Noting that “a TCPA violation is not necessarily limited to a situation in which a fax is sent to potential direct purchasers of the sender’s product or services,” the Third Circuit provided critical and defendant-friendly guidance. Optum, 2019 U.S. App. LEXIS 15742 at *4. The plaintiff took the position that defendants violated the TCPA because of a “profit motive in sending him the fax.” Id. at *6. The Third Circuit disposed of the theory with the following language:
[T]he TCPA only prohibits unsolicited advertisements, not any and all faxes even if sent for a commercial purpose.
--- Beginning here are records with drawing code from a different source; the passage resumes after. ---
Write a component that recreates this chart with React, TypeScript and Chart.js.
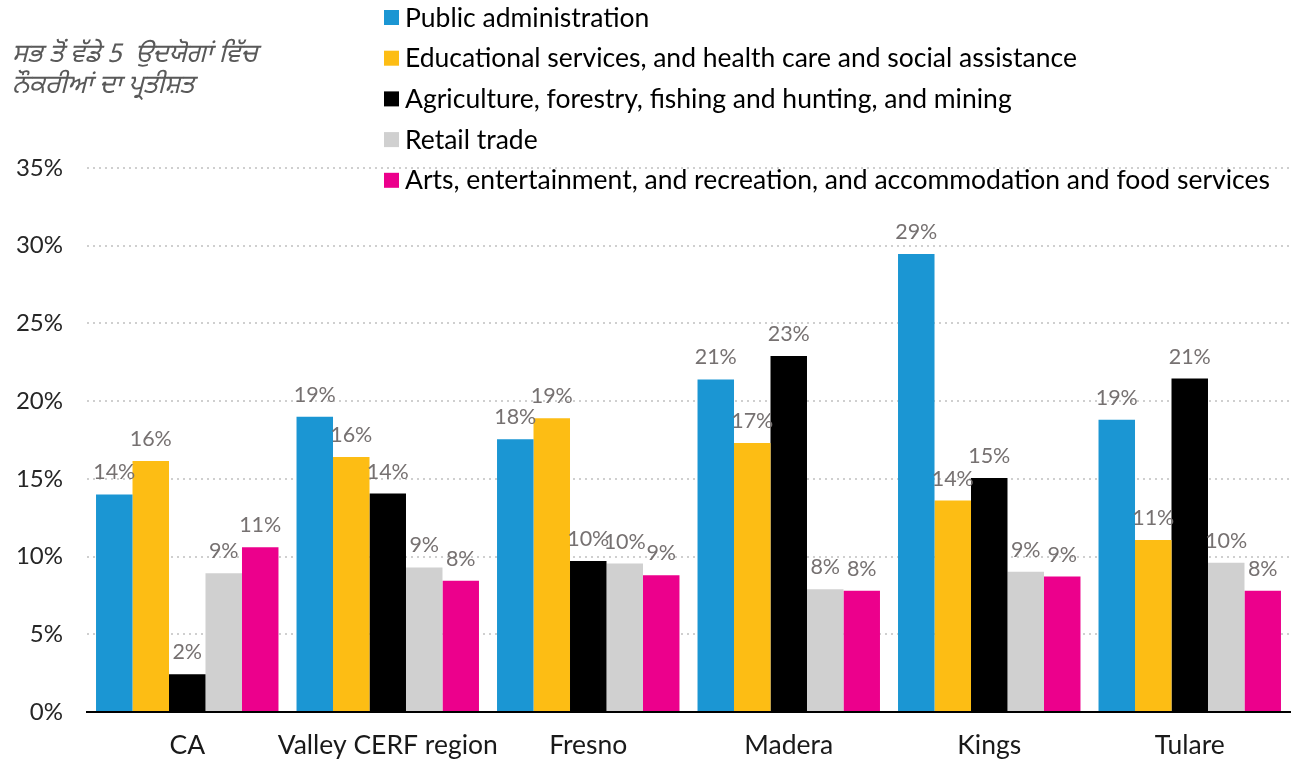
import React, { useEffect, useRef } from "react";
import { Chart, registerables } from "chart.js";

Chart.register(...registerables);

const categories = ["CA", "Valley CERF region", "Fresno", "Madera", "Kings", "Tulare"];
const seriesNames = [
  "Public administration",
  "Educational services, and health care and social assistance",
  "Agriculture, forestry, fishing and hunting, and mining",
  "Retail trade",
  "Arts, entertainment, and recreation, and accommodation and food services",
];
const publicAdmin = [14.0, 19.0, 17.55, 21.4, 29.47, 18.8];
const education = [16.15, 16.4, 18.9, 17.3, 13.6, 11.07];
const agriculture = [2.43, 14.05, 9.72, 22.9, 15.06, 21.45];
const retail = [8.93, 9.3, 9.55, 7.9, 9.03, 9.6];
const arts = [10.6, 8.45, 8.8, 7.8, 8.71, 7.8];
const seriesColors = ["#1B96D3", "#FDBD14", "#000000", "#D0D0D0", "#EC008C"];
const yTicks = [0, 5, 10, 15, 20, 25, 30, 35];
const titleLines = ["ਸਭ ਤੋਂ ਵੱਡੇ 5  ਉਦਯੋਗਾਂ ਵਿੱਚ", "ਨੌਕਰੀਆਂ ਦਾ ਪ੍ਰਤੀਸ਼ਤ"];

const FONT = "Lato, 'Open Sans', 'Noto Sans', sans-serif";

export default function App() {
  const canvasRef = useRef<HTMLCanvasElement | null>(null);

  useEffect(() => {
    document.body.style.margin = "0";
    const canvas = canvasRef.current;
    if (!canvas) return;
    const allSeries = [publicAdmin, education, agriculture, retail, arts];

    const labelPlugin = {
      id: "valueLabels",
      afterDatasetsDraw(chart: any) {
        const ctx = chart.ctx;
        ctx.save();
        ctx.font = `21.5px ${FONT}`;
        ctx.fillStyle = "#767171";
        ctx.textAlign = "center";
        ctx.textBaseline = "middle";
        chart.data.datasets.forEach((ds: any, i: number) => {
          const meta = chart.getDatasetMeta(i);
          meta.data.forEach((el: any, j: number) => {
            const v = ds.data[j];
            ctx.fillText(Math.round(v) + "%", el.x, el.y - 22);
          });
        });
        ctx.restore();
      },
      afterDraw(chart: any) {
        const ctx = chart.ctx;
        ctx.save();
        // legend
        ctx.font = `26.5px ${FONT}`;
        ctx.textBaseline = "middle";
        ctx.textAlign = "left";
        chart.data.datasets.forEach((ds: any, i: number) => {
          const cy = 17 + i * 40.7;
          ctx.fillStyle = ds.backgroundColor;
          ctx.fillRect(384, cy - 7, 15, 15);
          ctx.fillStyle = "#000000";
          ctx.fillText(ds.label, 405, cy + 1);
        });
        // title
        ctx.font = `italic 26px 'Noto Sans Gurmukhi', 'Lohit Gurmukhi', ${FONT}`;
        ctx.fillStyle = "#595959";
        titleLines.forEach((t, i) => ctx.fillText(t, 12, 57 + i * 31));
        ctx.restore();
      },
    };

    const chart = new Chart(canvas, {
      type: "bar",
      data: {
        labels: categories,
        datasets: allSeries.map((d, i) => ({
          label: seriesNames[i],
          data: d,
          backgroundColor: seriesColors[i],
          borderWidth: 0,
          categoryPercentage: 0.91,
          barPercentage: 1,
        })),
      },
      options: {
        responsive: false,
        animation: false,
        layout: { padding: { top: 168, right: 10, left: 0, bottom: 0 } },
        plugins: {
          legend: { display: false },
          tooltip: { enabled: false },
          title: { display: false },
        },
        scales: {
          x: {
            grid: { display: false, drawTicks: false },
            border: { display: true, color: "#000000", width: 2 },
            ticks: {
              padding: 18,
              color: "#1A1A1A",
              font: { size: 26.5, family: FONT },
              maxRotation: 0,
              minRotation: 0,
              autoSkip: false,
            },
            afterFit(scale: any) {
              scale.height = 53;
            },
          },
          y: {
            min: 0,
            max: 35,
            afterBuildTicks(scale: any) {
              scale.ticks = yTicks.map((v) => ({ value: v }));
            },
            grid: { color: "#CFCFCF", lineWidth: 2, drawTicks: false },
            border: { display: false, dash: [2, 4] },
            ticks: {
              padding: 24,
              color: "#262626",
              font: { size: 24, family: FONT },
              callback: (v: any) => v + "%",
            },
            afterFit(scale: any) {
              scale.width = 87;
            },
          },
        },
      },
      plugins: [labelPlugin],
    });
    return () => chart.destroy();
  }, []);

  return (
    <div style={{ position: "absolute", left: 0, top: 0, width: 1300, height: 765, background: "#fff" }}>
      <canvas ref={canvasRef} width={1300} height={765} />
    </div>
  );
}
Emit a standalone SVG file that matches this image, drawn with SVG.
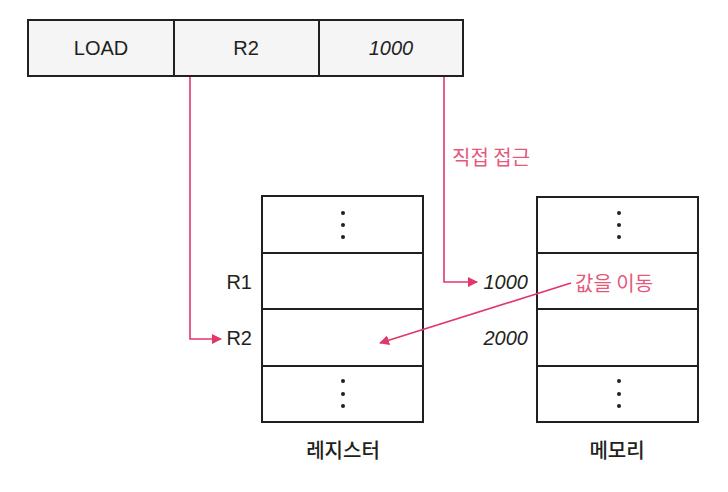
<svg xmlns="http://www.w3.org/2000/svg" width="728" height="492" viewBox="0 0 728 492">
<style>
.box{fill:#f5f5f5;stroke:#231f20;stroke-width:2}
.cell{fill:#ffffff;stroke:#231f20;stroke-width:2}
.t{font-family:"Liberation Sans","Noto Sans CJK KR",sans-serif;font-size:20px;fill:#231f20}
.k{font-family:"Noto Sans CJK KR",sans-serif;font-size:20px;font-weight:500;fill:#231f20}
.p{font-family:"Noto Sans CJK KR",sans-serif;font-size:20px;fill:#e5587a}
.c{fill:none;stroke:#e0386a;stroke-width:1.6}
.dot{fill:#231f20}
</style>
<defs>
<marker id="ah" viewBox="0 0 10 10" refX="9" refY="5" markerWidth="10" markerHeight="10" markerUnits="userSpaceOnUse" orient="auto">
<path d="M0,0 L10,5 L0,10 Z" fill="#e0386a"/>
</marker>
</defs>
<g id="instruction">
<rect class="box" x="28" y="20" width="146" height="56"/>
<rect class="box" x="174" y="20" width="145" height="56"/>
<rect class="box" x="319" y="20" width="144" height="56"/>
<text class="t" x="101" y="55" text-anchor="middle">LOAD</text>
<text class="t" x="246" y="55" text-anchor="middle">R2</text>
<text class="t" x="391" y="55" text-anchor="middle" font-style="italic">1000</text>
</g>
<g id="registers">
<rect class="cell" x="262" y="196" width="161" height="57"/>
<rect class="cell" x="262" y="253" width="161" height="56"/>
<rect class="cell" x="262" y="309" width="161" height="57"/>
<rect class="cell" x="262" y="366" width="161" height="56"/>
<circle class="dot" cx="343" cy="213" r="2"/>
<circle class="dot" cx="343" cy="225" r="2"/>
<circle class="dot" cx="343" cy="237" r="2"/>
<circle class="dot" cx="343" cy="381" r="2"/>
<circle class="dot" cx="343" cy="394" r="2"/>
<circle class="dot" cx="343" cy="406" r="2"/>
<text class="t" x="252" y="289" text-anchor="end">R1</text>
<text class="t" x="252" y="345" text-anchor="end">R2</text>
<text class="k" x="343" y="458" text-anchor="middle">레지스터</text>
</g>
<g id="memory">
<rect class="cell" x="537" y="197" width="161" height="56"/>
<rect class="cell" x="537" y="253" width="161" height="56"/>
<rect class="cell" x="537" y="309" width="161" height="57"/>
<rect class="cell" x="537" y="366" width="161" height="56"/>
<circle class="dot" cx="619" cy="213" r="2"/>
<circle class="dot" cx="619" cy="225" r="2"/>
<circle class="dot" cx="619" cy="237" r="2"/>
<circle class="dot" cx="619" cy="381" r="2"/>
<circle class="dot" cx="619" cy="394" r="2"/>
<circle class="dot" cx="619" cy="406" r="2"/>
<text class="t" x="528" y="289" text-anchor="end" font-style="italic">1000</text>
<text class="t" x="528" y="345" text-anchor="end" font-style="italic">2000</text>
<text class="k" x="617" y="458" text-anchor="middle">메모리</text>
</g>
<g id="connectors">
<path class="c" d="M190,77 V339 H221" marker-end="url(#ah)"/>
<path class="c" d="M444,77 V282 H477" marker-end="url(#ah)"/>
<path class="c" d="M571,283 L380,343" marker-end="url(#ah)"/>
<text class="p" x="452" y="165">직접 접근</text>
<text class="p" x="575" y="291">값을 이동</text>
</g>
</svg>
It seems beyond doubt that a fax does not become an advertisement merely because the sender intended it to enhance the quality of its products or services and thus its profits.
Id. (emphasis in original). Building on the above, the Third Circuit set out a three-prong test, emphasizing the requisite nexus:
We are satisfied that to establish third-party based liability under the TCPA a plaintiff must show that the fax: (1) sought to promote or enhance the quality or quantity of a product or services being sold commercially; (2) was reasonably calculated to increase the profits of the sender; and (3) directly or indirectly encouraged the recipient to influence the purchasing decisions of a third party.
. . .
It is not enough that the sender sent a fax with a profit motive – in order to show that the sender is trying to make a sale, there must be a nexus between the fax and the purchasing decisions of an ultimate purchaser whether the recipient of the fax or a third party.
Id. at *7.
Turning to the facts of the case, the Third Circuit concluded that the plaintiff’s theory did not survive the standard. “[T]he faxes did not attempt to influence the purchasing decisions of any potential buyer, whether a recipient of a fax or a third party.” Id. at *10. Nor did the fax “encourage [Plaintiff] to influence the purchasing decisions or those of a third party.” Id. The Third Circuit closed with a resounding message: “We will not distort the meaning of ‘advertisement’ to accommodate [Plaintiff’s] case.” Id. at *11.